The trouble with Ostarine: Jimmy Wallhead’s
16th March 2018
Features
The World Anti-Doping Agency’s (WADA) new Graded Sanctioning System for World Anti-Doping Code signatories will apply to all instances of non-compliance, confirmed Jonathan Taylor, head of WADA’s Compliance Review Committee (CRC) at the WADA Symposium in Lausanne this week. This means that anti-doping organisations (ADOs) could face sanctions for trivial matters such as not publishing a statistical annual report detailing their doping control activities, as required by Article 14.4 of the World Anti-Doping Code.
It also prompted concerns that a strict requirement for compliance may put extra pressure on the budgets of some of the world’s smaller and less well-funded ADOs. For example, the World Transplant Games Federation will have a very different budget from that of the International Olympic Committee (IOC); the National Olympic Committee of Angola will have a different budget from that of the US Olympic Committee; and Cameroon’s national anti-doping organisation (OCALUDS) will have a smaller budget than that of the UK and US Anti-Doping Agencies. Yet all are Code signatories.
WADA has been under pressure to effectively punish signatories who are not compliant with its World Anti-Doping Code since its two Independent Commission and two Independent Person reports outlined how a systemic doping system had operated in Russia. At the Tackling Doping in Sport conference in London last week, IOC Athlete’s Commission member, Adam Pengilly, criticised the “completely ridiculous” situation whereby there is no sanctioning regime in place for ADOs, yet athletes face a four year ban as a starting point.
WADA initially proposed its Graded Sanctioning System for ADOs at its Glasgow Foundation Board meeting in November. Taylor said that following a CRC meeting at the WADA Symposium this week, firm proposals on how the System will work would be submitted to the WADA Executive Committee meeting in May. Taylor said that under the proposals, those deemed non-compliant with the Code would be “given time” to address that non-compliance. Approximately 80% of 170 respondents agreed that an International Standard for Compliance should be developed, to sit alongside WADA’s five existing international standards. Asked if Code signatory non-compliance could mean exclusion from sport, WADA’s Deputy Director General Rob Koehler said: “We don’t want history to repeat itself”.
WADA President, Sir Craig Reedie, recognised that a requirement for strict compliance may prove unfair on some of the world’s smaller ADOs. “You point out an obvious problem, to which I do not have a complete answer today”, he said. “I know that in my country, a very good national anti-doping organisation is constantly under financial pressure because again, they are asked to do more and more every year with effectively the same resources. If you look at NADOs across the world, they come in different sizes, different abilities and have different revenues.

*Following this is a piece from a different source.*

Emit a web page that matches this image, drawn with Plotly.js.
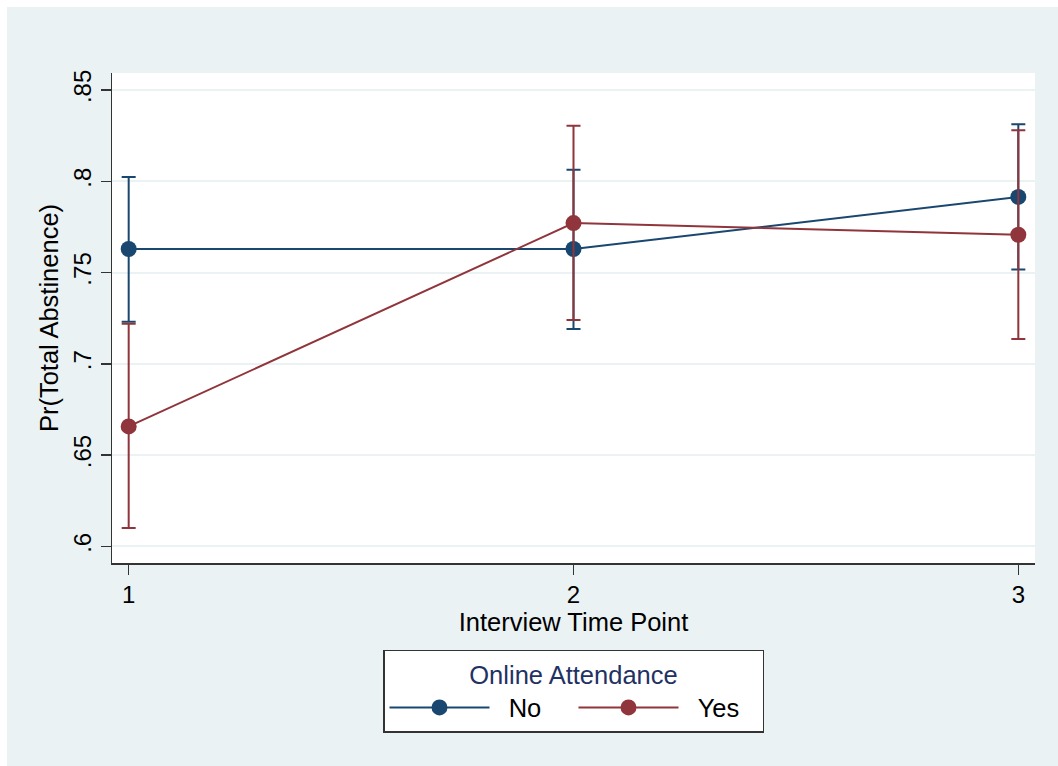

Some are very well resourced and are capable of doing whatever they should be doing. Others are less so. There are some pretty good NADOs who in my view are becoming under-resourced. Then there’s a huge part of the world which in many ways is picked up by the regional anti-doping organisations [RADOs]. Quite honestly, to get them to deliver the kind of statistics that you might require, then yes, that is a challenge. We have yet to go through the exercise of saying if we have any spare resources, is that where we should allocate it? The business is entirely a question of priorities.”